Technology can help, but only if it supports discipline. Photos, mobile inspection forms, and digital reporting improve traceability and speed. Still, software alone does not create quality. Good construction quality control depends on experienced supervision, clear standards, and teams that understand why each check exists.
Common mistakes that weaken quality control
One common mistake is using the same checklist for every job without adjusting it to project type. A luxury residence, a warehouse, and a mixed-use commercial building do not carry the same risks or finishing expectations. The framework can stay consistent, but the detail should fit the project.
Another mistake is focusing only on visible defects.

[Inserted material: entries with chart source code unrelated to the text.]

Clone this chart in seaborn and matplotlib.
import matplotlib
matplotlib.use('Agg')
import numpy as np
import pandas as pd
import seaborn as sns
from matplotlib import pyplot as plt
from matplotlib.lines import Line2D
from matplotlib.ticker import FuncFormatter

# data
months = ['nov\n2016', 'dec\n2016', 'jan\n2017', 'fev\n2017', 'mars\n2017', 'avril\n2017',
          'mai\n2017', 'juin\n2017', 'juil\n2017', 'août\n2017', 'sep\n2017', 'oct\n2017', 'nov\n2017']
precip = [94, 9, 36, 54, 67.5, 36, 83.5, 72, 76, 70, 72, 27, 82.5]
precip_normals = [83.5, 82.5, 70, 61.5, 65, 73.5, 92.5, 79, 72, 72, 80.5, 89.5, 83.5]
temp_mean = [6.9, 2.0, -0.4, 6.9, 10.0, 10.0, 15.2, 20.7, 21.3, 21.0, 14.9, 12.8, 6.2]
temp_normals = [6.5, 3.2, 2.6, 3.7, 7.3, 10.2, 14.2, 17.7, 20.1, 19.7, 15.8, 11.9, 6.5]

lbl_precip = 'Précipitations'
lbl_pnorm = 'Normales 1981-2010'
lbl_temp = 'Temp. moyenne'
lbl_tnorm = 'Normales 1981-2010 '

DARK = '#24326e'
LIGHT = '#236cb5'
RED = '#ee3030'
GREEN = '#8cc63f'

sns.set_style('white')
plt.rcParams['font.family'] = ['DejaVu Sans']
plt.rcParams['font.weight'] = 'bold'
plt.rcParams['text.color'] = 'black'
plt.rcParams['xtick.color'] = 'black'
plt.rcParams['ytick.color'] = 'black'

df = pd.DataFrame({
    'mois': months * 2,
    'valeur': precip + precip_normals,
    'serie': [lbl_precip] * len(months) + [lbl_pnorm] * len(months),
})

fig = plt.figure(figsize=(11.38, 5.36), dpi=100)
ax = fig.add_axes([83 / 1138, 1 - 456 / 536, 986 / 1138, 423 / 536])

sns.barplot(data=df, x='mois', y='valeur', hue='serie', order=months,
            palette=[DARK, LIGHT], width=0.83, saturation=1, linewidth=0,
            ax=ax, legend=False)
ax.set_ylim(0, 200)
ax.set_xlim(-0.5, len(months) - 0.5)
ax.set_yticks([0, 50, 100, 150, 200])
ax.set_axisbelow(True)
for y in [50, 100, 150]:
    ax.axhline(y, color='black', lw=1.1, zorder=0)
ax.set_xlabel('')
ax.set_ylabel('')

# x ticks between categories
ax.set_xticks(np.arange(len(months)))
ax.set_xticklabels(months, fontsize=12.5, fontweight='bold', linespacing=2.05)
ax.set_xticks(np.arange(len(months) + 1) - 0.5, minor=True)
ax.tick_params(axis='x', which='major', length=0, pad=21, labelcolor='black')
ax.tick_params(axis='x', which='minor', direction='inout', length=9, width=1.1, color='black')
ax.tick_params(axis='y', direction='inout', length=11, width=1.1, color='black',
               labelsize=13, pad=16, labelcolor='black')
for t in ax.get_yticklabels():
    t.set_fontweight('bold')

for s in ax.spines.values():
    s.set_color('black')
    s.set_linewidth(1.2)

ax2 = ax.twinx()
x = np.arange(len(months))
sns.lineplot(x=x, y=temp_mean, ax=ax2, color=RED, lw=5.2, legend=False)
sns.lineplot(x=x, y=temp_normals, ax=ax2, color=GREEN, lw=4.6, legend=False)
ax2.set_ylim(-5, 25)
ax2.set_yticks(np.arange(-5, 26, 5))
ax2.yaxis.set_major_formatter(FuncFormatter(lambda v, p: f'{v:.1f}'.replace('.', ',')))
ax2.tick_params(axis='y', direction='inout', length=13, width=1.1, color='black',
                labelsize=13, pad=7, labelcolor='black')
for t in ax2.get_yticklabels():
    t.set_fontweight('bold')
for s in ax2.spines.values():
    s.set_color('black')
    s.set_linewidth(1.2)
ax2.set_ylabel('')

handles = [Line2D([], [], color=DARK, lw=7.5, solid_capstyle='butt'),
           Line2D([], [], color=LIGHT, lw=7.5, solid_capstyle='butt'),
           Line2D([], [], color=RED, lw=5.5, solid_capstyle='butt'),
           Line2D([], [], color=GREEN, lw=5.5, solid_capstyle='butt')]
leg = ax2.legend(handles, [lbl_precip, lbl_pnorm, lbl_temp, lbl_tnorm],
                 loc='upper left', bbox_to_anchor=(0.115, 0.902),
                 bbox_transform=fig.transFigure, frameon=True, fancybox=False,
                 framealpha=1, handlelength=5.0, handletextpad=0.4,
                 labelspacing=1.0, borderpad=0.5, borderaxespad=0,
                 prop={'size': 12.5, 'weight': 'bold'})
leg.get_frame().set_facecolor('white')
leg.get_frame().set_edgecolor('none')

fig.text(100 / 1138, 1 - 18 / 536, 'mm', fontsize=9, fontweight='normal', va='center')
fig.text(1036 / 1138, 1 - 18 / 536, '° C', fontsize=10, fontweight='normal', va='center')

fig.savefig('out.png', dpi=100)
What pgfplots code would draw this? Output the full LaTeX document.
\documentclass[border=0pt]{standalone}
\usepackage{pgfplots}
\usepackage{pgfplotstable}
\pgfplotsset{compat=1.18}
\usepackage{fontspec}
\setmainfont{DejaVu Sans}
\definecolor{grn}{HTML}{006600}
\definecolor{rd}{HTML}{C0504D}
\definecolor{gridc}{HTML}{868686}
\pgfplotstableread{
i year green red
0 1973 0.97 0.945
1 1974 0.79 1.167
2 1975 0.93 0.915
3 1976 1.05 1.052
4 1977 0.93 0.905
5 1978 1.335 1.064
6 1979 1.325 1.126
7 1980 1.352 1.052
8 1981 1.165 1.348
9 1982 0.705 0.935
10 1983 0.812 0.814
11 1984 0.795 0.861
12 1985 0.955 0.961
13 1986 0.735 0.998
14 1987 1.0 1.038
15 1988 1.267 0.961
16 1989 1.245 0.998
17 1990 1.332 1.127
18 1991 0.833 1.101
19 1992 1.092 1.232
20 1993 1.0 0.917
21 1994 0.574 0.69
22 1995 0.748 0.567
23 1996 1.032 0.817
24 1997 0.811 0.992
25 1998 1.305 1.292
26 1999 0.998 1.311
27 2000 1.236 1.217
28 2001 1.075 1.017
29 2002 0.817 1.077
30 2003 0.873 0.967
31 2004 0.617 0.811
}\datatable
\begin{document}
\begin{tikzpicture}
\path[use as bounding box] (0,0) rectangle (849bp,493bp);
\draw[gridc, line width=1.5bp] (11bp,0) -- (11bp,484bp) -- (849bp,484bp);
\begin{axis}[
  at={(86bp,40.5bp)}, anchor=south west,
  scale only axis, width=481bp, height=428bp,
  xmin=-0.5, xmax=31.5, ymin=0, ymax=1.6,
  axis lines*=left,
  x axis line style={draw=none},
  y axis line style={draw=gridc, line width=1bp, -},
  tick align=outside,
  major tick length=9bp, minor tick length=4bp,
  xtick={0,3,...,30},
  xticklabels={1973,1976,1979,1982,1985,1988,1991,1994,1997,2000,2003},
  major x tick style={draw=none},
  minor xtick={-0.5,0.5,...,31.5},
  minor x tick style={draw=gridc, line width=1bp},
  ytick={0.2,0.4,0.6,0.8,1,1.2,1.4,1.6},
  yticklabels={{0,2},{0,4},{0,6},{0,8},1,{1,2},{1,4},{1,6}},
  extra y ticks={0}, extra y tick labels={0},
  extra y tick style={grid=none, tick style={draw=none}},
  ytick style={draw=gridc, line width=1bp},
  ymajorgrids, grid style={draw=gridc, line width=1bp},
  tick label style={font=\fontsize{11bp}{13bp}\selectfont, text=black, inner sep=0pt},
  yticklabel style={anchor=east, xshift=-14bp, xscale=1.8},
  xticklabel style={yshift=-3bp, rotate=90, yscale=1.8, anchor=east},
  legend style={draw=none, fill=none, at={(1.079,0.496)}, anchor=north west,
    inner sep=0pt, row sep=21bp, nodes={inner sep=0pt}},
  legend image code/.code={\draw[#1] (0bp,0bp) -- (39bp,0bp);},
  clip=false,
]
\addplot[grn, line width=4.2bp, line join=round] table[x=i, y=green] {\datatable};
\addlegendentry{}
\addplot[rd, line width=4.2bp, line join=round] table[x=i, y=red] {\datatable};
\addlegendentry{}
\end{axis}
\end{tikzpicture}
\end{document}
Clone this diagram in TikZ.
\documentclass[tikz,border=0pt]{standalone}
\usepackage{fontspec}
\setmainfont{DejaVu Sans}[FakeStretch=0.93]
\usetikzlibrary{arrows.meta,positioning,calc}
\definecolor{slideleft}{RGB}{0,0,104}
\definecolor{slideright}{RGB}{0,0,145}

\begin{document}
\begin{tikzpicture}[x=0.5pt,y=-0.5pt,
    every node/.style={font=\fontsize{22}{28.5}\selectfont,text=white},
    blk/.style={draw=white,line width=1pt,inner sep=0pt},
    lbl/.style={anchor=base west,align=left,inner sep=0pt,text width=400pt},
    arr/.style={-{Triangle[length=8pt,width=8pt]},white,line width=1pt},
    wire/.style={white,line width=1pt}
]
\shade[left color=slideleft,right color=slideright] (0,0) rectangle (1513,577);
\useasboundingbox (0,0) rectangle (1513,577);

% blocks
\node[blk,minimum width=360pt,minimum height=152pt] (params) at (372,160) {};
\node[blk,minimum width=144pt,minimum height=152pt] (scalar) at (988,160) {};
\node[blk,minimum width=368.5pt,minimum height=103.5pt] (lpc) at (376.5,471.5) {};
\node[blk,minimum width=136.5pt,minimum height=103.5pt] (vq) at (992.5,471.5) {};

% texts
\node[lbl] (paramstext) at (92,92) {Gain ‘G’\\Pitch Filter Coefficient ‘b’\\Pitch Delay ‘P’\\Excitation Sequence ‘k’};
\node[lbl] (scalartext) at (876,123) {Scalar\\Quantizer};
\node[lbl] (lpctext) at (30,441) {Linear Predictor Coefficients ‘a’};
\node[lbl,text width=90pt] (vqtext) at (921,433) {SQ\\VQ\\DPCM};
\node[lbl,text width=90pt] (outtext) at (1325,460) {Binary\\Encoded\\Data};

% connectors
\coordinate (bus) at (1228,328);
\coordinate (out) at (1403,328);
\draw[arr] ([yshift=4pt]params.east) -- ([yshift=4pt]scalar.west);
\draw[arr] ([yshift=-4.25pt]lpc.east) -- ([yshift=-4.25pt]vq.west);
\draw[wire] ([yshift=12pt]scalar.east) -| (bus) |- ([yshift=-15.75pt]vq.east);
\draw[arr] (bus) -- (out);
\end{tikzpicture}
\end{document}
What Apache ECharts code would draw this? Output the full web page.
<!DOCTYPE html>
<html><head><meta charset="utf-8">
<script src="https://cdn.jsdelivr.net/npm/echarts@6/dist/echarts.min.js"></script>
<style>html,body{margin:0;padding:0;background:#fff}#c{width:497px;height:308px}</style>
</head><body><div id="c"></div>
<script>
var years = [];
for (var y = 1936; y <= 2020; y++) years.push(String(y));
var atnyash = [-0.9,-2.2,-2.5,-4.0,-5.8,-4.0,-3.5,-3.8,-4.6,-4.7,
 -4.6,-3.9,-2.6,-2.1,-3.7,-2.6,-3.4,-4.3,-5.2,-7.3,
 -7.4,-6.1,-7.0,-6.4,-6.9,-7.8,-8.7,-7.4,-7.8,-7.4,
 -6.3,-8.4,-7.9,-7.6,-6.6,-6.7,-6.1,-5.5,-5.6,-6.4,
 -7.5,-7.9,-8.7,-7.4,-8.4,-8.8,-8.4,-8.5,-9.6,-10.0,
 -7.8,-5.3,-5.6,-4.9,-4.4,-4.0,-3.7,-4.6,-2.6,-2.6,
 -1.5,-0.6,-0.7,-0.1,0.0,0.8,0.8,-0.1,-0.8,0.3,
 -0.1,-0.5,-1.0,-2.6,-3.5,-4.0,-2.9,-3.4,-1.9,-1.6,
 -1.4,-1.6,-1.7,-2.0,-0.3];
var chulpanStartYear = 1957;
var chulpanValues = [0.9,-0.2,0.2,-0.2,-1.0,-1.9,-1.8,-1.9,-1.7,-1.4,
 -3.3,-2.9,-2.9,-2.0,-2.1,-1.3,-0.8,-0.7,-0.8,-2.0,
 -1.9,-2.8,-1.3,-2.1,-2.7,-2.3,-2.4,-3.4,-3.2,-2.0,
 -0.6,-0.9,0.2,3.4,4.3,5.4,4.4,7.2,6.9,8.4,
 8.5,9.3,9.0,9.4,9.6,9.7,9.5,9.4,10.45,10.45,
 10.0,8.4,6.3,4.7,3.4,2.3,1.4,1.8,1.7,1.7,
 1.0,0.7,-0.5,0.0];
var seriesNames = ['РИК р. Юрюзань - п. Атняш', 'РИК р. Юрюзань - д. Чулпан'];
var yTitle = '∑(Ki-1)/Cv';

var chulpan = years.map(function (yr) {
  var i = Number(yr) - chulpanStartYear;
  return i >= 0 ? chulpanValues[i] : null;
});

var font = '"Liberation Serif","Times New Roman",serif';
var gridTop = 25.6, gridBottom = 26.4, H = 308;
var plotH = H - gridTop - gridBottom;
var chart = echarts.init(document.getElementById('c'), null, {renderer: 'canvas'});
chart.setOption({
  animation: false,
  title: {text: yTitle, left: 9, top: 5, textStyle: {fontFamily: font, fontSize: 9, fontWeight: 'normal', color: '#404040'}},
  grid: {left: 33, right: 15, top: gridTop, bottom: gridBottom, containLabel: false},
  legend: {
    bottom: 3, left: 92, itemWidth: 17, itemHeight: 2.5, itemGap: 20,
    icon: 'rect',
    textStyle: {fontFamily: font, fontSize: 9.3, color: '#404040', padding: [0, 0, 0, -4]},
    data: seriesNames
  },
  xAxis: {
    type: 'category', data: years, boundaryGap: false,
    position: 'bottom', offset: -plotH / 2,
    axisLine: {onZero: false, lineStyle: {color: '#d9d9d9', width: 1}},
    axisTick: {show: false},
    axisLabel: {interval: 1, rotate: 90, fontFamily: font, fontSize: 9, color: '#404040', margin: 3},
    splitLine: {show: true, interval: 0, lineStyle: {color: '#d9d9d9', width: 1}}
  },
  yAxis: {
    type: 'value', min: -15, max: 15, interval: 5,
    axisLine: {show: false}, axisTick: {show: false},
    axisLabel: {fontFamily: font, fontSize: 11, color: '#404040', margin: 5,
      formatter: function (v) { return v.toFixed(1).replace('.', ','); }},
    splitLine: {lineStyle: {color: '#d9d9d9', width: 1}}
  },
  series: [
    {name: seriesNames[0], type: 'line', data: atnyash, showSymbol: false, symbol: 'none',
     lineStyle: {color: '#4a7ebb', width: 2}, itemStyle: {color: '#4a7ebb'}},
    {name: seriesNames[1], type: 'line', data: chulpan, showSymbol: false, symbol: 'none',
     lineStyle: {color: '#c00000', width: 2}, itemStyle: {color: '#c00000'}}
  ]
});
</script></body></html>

Some of the most serious quality issues are hidden – compaction, reinforcement cover, membrane continuity, pressure test failures, improper curing. If the checklist overemphasizes final appearance and ignores what sits behind the finish, quality control becomes shallow.
There is also the issue of authority. A checklist is weak if no one can stop nonconforming work. Teams need a process for rejection, correction, reinspection, and signoff. Otherwise, issues get noted but still move forward into the next phase.
Building quality into every phase
The best projects are not the ones with the longest reports. They are the ones where standards are clear, inspections happen on time, and corrections are made before defects multiply. That is the real value of a construction quality control checklist. It gives the entire project team a shared operating standard, from concept review to final handover.
For clients investing in a home, commercial facility, or industrial build, that level of control is not optional. It is how vision becomes a finished asset with lasting value. At Hilotech Construction, that disciplined mindset sits at the center of successful delivery – because great construction is never accidental. It is inspected, verified, and built right, step by step.
If you are planning a project, ask early how quality will be checked, documented, and enforced on site. The right answer can save far more than money. It can protect the outcome you set out to build.